# 89 Max won't start - fuel pump relay??



## redbaron58p (Feb 20, 2006)

My 89 Maxima won't start normally all of the sudden. It turns over and kind of fires, but wont stay running. However, if I coast a bit and pop the clutch it starts every time.

I recently replaced the battery and starter, so they are fine. What I want to know (and the shop book does not show) is where is the fuel pump relay? I can hear the pump run for a few seconds when I turn on the key, and feel it running for a minute, but it seems to shut off when I turn the key to start accorting to my voltage tester...

I've tried all the relay's under the hood and the ones next to the fuse box. Whats the best way to make the pump stay on manually to test my theory?

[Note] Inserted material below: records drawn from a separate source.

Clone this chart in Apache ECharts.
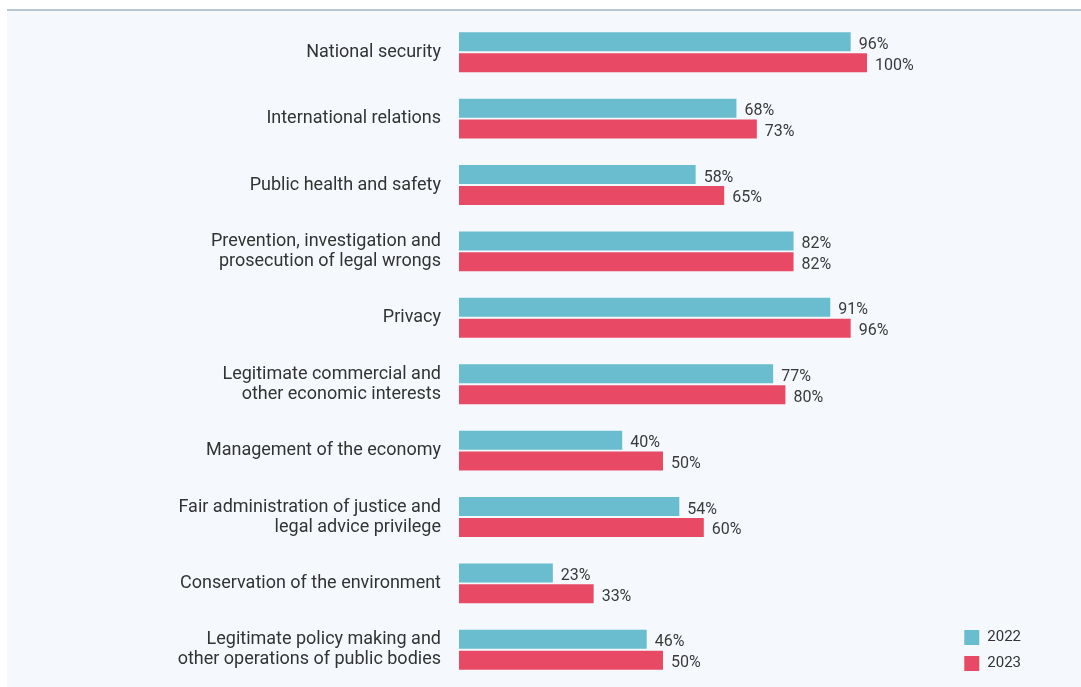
<!DOCTYPE html>
<html><head><meta charset="utf-8">
<script src="https://cdn.jsdelivr.net/npm/echarts@6/dist/echarts.min.js"></script>
<style>
html,body{margin:0;padding:0;background:#ffffff;width:1081px;height:687px;overflow:hidden;}
#panel{position:absolute;left:7px;top:9px;width:1074px;height:678px;background:#f5f9fd;border-top:2px solid #b9c5d1;box-sizing:border-box;}
#chart{position:absolute;left:0;top:0;width:1081px;height:687px;}
</style></head>
<body>
<div id="panel"></div>
<div id="chart"></div>
<script>
const categories = [
  "National security",
  "International relations",
  "Public health and safety",
  "Prevention, investigation and\nprosecution of legal wrongs",
  "Privacy",
  "Legitimate commercial and\nother economic interests",
  "Management of the economy",
  "Fair administration of justice and\nlegal advice privilege",
  "Conservation of the environment",
  "Legitimate policy making and\nother operations of public bodies"
];
const values2022 = [96, 68, 58, 82, 91, 77, 40, 54, 23, 46];
const values2023 = [100, 73, 65, 82, 96, 80, 50, 60, 33, 50];
const seriesNames = ["2022", "2023"];

const FONT = "Roboto";
const chart = echarts.init(document.getElementById('chart'), null, {renderer:'canvas'});
const labelCfg = {
  show: true, position: 'right', distance: 8, offset:[0,3],
  formatter: p => p.value + '%',
  color: '#3a3a3a', fontFamily: FONT, fontSize: 16
};
chart.setOption({
  animation: false,
  backgroundColor: 'transparent',
  grid: {left: 459, right: 214, top: 19, bottom: 4, containLabel: false},
  legend: {
    orient: 'vertical', right: 55, bottom: 11,
    itemWidth: 15, itemHeight: 15, itemGap: 11,
    icon: 'rect',
    textStyle: {fontFamily: FONT, fontSize: 15, color: '#333', padding: [0,0,0,3]},
    data: seriesNames
  },
  xAxis: {type:'value', min:0, max:100, show:false},
  yAxis: {
    type:'category', data: categories, inverse: true,
    axisLine:{show:false}, axisTick:{show:false},
    axisLabel:{fontFamily: FONT, fontSize: 18, color:'#333', margin: 18, lineHeight: 20, padding: [4,0,0,0]}
  },
  series: [
    {name: seriesNames[0], type:'bar', data: values2022, barWidth: 19, barGap: '10%',
     itemStyle:{color:'#69bdce'}, label: labelCfg},
    {name: seriesNames[1], type:'bar', data: values2023, barWidth: 19, barGap: '10%',
     itemStyle:{color:'#e84a65'}, label: labelCfg}
  ]
});
</script>
</body></html>
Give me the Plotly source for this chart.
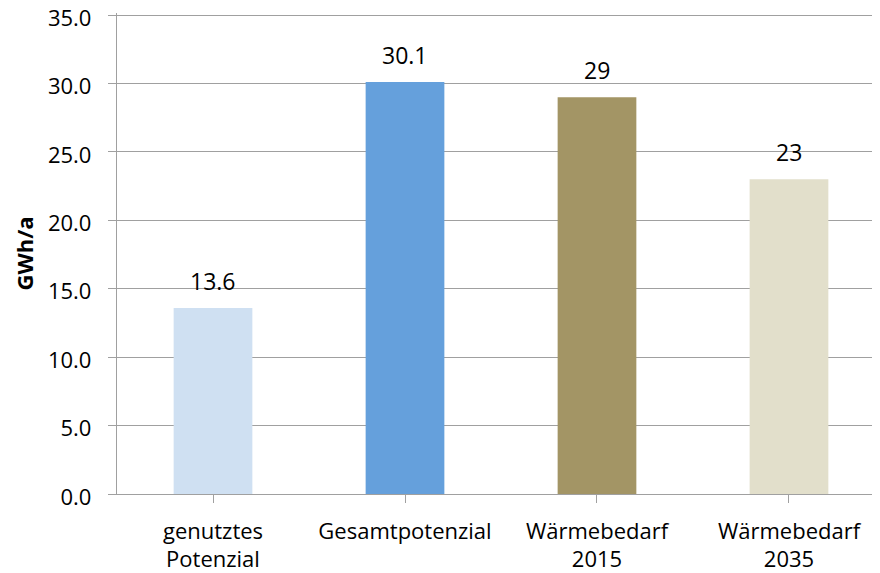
import plotly.graph_objects as go

categories = ["genutztes<br>Potenzial", "Gesamtpotenzial", "Wärmebedarf<br>2015", "Wärmebedarf<br>2035"]
values = [13.6, 30.1, 29, 23]
labels = ["13.6", "30.1", "29", "23"]
colors = ["#CFE0F2", "#65A0DC", "#A39565", "#E2DFCB"]
y_ticks = [0, 5, 10, 15, 20, 25, 30, 35]

FONT = "Open Sans"
xs = list(range(len(categories)))

fig = go.Figure(go.Bar(
    x=xs, y=values,
    marker=dict(color=colors, line=dict(width=0)),
    width=0.41,
))

for x, v, t in zip(xs, values, labels):
    fig.add_annotation(x=x, y=v, text=t, showarrow=False, yanchor="bottom",
                       yshift=9, font=dict(size=23, color="#000000", family=FONT))

fig.update_layout(
    width=880, height=573,
    margin=dict(l=109, r=8, t=5, b=87, pad=0),
    paper_bgcolor="white", plot_bgcolor="white",
    showlegend=False,
    font=dict(family=FONT, size=23, color="#000000"),
    xaxis=dict(
        tickmode="array", tickvals=xs, ticktext=categories,
        range=[-0.5, 3.474], tickson="boundaries", automargin=False,
        ticks="outside", ticklen=8, tickcolor="#A0A0A0", tickwidth=1.3,
        showgrid=False, showline=True, linecolor="#A0A0A0", linewidth=1.3,
        zeroline=False, tickfont=dict(size=22), ticklabelstandoff=9,
    ),
    yaxis=dict(
        range=[0, 35.15], tickvals=y_ticks, ticktext=[f"{v:.1f}" for v in y_ticks],
        ticks="outside", ticklen=8, tickcolor="#A0A0A0", tickwidth=1.3, automargin=False,
        showgrid=True, gridcolor="#A0A0A0", gridwidth=1.3,
        showline=True, linecolor="#A0A0A0", linewidth=1.3, zeroline=False,
        title=dict(text="<b>GWh/a</b>", font=dict(size=22), standoff=8),
        tickfont=dict(size=22), ticklabelstandoff=12, ticklabeloverflow="allow",
        ticklabelshift=3,
    ),
)

fig.write_html("out.html")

Very weird and frustrating problem since I have to always park on a hill now...


----------



## Matt93SE (Sep 17, 2003)

the fuel pump relay is located in the back of the trunk, just inside the liner behind (in front of) the rear bumper. pull off the trim panel between the tail lights and you'll see it there, along with the trunk release stuff. IIRC, the fuel pump relay has blue shield on the wires going to it. I know it does when you get to the pump itself, but I forget about the relay..

Anyway, it's supposed to do that from what I remember. when you turn the key to on, it runs about 5-10 seconds to pressurize the system. it then shuts off until the engine is cranked. If you remove the distributor and start turning it by hand, every time the ECU fires an injector, the pump will run a few more seconds. (of course, don't pull the distributor unless you mark it before taking it out and know how to put it back in!)

good luck. stuff like this is very frustrating.


----------